Its only a simple thing, for managing per-directory basic http username/password auth, using mod_auth_mysql. It just writes/overwrites an apache.conf fragment that gets Included in one of the virtualhosts on the server.

I didnt want to make it too hard, until i ran into this problem I had the whole thing finished from scratch in ~3 hours, god bless rails! :P

-----
Your comeback shames me

Phelan:
You exist. You are born and you die. That's it.
What matters is life before death - enjoy your time here, be nice to others and have some fun.

eckythump 
27/8/08 4:46:49 PM
Champion

What's wrong with using sudo?

Just add an entry to the sudoers file that permits AND ONLY permits www-data to execute /path/to/apachetl restart
And indicate that no password is required.

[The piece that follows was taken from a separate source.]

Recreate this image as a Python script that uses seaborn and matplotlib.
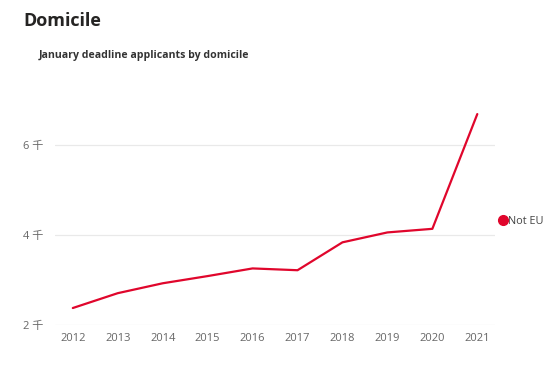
import matplotlib
matplotlib.use("Agg")
from matplotlib import pyplot as plt
from matplotlib.lines import Line2D
import seaborn as sns
import pandas as pd

years = [2012, 2013, 2014, 2015, 2016, 2017, 2018, 2019, 2020, 2021]
not_eu = [2.38, 2.71, 2.93, 3.09, 3.26, 3.22, 3.84, 4.06, 4.14, 6.69]
y_ticks = [2, 4, 6]
y_tick_labels = ["2 千", "4 千", "6 千"]
series_name = "Not EU"

red = "#E0062C"
grey = "#666666"

sns.set_style("white")
plt.rcParams["font.family"] = ["Open Sans", "Noto Sans CJK SC", "DejaVu Sans"]

df = pd.DataFrame({"year": years, "applicants": not_eu})

fig = plt.figure(figsize=(5.54, 3.75), dpi=100)
ax = fig.add_axes([0.099, 0.133, 0.795, 0.60])

sns.lineplot(data=df, x="year", y="applicants", ax=ax, color=red, linewidth=1.6)

ax.set_xlim(2011.6, 2021.4)
ax.set_ylim(2, 7.0)
ax.set_xticks(years)
ax.set_xticklabels([str(y) for y in years], color=grey, fontsize=8)
ax.set_yticks(y_ticks)
ax.set_yticklabels(y_tick_labels, color=grey, fontsize=8)
ax.tick_params(axis="x", length=0, pad=6)
ax.tick_params(axis="y", length=0, pad=8)
ax.grid(axis="y", color="#E9E9E9", linewidth=0.9)
ax.set_axisbelow(True)
for s in ax.spines.values():
    s.set_visible(False)
ax.set_xlabel("")
ax.set_ylabel("")

handle = Line2D([], [], marker="o", color=red, linestyle="", markersize=7)
ax.legend(handles=[handle], labels=[series_name], frameon=False, loc="center left",
          bbox_to_anchor=(0.995, 0.462), handletextpad=0.0, fontsize=7.8,
          labelcolor="#444444", handlelength=1.0, borderaxespad=0)

fig.text(0.043, 0.945, "Domicile", fontsize=13, fontweight="bold", color="#252423", va="center")
fig.text(0.069, 0.853, "January deadline applicants by domicile", fontsize=7.6,
         fontweight="bold", color="#333333", va="center")

fig.savefig("out.png", dpi=100)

Alternately, you could make a wrapper script and put it somewhere else if you want to add some security-through-obscurity and then only permit sudo /path/to/somewhere/weird/no/one/would/guess/realoder.sh

If your web app is CGI based, you could take advantage of apache's suexec facility to run it as a dedicated user, and that way only that user can do the appropriate sudo, as opposed to any cgi/php/etc script running by any user (assuming they'd run as the default www-data user)

And alternately again, you could write a very simple daemon script that sits and looks for a file to be created in a given place, and when it's found, deletes it and performs a reload. It could use a DB entry as opposed to a file, too, of course.

There are lots of ways to do this, it mostly comes down to what specifically you need and want to do.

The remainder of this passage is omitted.